Stated task:
Pick out the lines in the listing below that contain the word "React" and copy them.

-- start --

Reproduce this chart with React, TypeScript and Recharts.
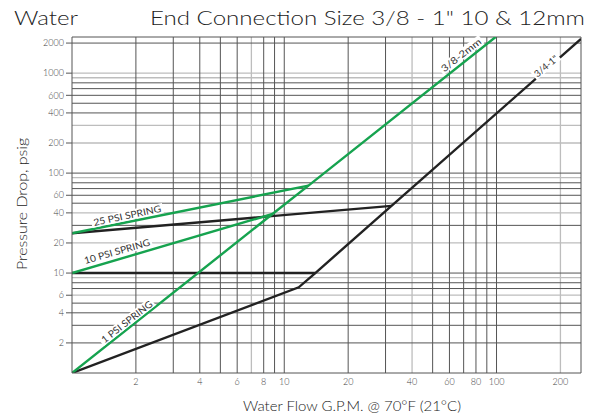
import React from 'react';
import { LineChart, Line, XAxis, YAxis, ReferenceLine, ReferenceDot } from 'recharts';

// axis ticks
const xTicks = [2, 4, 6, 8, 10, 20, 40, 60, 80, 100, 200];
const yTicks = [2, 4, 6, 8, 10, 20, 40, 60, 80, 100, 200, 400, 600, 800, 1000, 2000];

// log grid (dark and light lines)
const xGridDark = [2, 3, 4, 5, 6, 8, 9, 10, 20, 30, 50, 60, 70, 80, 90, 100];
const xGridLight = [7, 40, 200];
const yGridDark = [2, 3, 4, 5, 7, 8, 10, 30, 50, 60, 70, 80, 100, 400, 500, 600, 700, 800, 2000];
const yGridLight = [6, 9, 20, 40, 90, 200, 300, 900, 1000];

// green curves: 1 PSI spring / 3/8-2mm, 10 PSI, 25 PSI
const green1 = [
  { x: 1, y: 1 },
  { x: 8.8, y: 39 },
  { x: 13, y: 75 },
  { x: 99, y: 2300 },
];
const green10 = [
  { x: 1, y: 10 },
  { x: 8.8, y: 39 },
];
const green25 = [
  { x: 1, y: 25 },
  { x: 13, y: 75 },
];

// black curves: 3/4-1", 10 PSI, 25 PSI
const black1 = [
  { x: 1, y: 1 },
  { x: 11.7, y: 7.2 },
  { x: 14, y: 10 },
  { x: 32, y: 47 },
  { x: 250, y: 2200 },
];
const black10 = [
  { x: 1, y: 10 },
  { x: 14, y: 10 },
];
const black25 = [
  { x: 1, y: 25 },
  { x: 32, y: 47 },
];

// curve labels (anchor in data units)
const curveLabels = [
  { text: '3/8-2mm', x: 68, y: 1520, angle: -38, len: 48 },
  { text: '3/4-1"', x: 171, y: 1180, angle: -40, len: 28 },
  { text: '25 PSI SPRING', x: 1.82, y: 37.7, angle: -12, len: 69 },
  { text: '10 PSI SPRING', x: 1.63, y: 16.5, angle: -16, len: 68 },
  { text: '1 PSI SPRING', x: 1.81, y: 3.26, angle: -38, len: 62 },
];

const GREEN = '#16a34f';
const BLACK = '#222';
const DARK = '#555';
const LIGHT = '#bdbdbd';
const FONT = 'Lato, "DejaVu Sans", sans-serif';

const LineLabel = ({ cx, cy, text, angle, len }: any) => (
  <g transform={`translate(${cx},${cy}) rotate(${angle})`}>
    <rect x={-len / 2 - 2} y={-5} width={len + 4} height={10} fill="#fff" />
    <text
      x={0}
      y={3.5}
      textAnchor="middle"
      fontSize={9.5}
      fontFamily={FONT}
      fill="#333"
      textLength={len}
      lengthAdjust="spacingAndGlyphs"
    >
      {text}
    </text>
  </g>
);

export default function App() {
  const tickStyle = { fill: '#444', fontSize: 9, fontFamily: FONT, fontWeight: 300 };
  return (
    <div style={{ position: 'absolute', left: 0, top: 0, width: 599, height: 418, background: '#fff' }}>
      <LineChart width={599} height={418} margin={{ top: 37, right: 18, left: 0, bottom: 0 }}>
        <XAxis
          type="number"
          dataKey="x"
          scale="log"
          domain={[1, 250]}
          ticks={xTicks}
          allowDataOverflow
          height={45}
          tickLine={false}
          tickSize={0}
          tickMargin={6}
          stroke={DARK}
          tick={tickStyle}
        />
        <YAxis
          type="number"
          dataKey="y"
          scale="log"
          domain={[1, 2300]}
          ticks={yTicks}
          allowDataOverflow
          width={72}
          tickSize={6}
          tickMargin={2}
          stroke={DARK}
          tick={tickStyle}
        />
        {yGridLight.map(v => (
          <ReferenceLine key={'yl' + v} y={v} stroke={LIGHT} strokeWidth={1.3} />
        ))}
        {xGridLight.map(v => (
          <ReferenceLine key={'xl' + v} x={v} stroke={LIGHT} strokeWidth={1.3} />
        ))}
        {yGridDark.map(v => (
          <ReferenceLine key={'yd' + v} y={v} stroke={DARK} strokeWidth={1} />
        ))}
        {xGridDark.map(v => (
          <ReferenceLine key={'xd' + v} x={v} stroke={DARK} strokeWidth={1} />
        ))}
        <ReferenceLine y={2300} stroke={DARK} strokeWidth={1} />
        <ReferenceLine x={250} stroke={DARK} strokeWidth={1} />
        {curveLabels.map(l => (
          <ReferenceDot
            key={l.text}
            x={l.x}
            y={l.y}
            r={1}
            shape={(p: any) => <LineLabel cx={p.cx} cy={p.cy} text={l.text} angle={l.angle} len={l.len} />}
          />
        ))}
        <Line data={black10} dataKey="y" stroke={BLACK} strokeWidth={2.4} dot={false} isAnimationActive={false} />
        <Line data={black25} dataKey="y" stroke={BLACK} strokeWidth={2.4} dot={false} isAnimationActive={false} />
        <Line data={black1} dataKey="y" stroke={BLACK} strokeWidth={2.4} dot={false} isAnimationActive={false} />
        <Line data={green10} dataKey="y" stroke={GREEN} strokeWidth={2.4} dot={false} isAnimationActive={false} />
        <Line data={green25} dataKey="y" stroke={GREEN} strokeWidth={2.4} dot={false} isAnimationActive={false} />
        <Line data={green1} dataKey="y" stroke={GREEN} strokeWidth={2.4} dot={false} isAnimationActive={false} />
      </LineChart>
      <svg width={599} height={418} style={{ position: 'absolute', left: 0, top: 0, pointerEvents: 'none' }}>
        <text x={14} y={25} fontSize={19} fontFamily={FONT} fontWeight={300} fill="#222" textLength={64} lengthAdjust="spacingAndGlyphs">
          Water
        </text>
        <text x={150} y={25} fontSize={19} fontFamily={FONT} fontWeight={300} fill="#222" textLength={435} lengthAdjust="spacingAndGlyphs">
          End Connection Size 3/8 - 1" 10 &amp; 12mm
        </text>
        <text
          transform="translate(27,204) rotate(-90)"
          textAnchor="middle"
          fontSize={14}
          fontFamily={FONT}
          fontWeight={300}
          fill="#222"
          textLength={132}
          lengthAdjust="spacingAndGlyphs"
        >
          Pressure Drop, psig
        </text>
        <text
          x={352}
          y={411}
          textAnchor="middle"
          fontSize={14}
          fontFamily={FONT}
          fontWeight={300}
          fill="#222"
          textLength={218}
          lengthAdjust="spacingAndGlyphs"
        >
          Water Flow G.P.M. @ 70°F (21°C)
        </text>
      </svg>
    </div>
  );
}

-- end --

Final result:
Reproduce this chart with React, TypeScript and Recharts.
import React from 'react';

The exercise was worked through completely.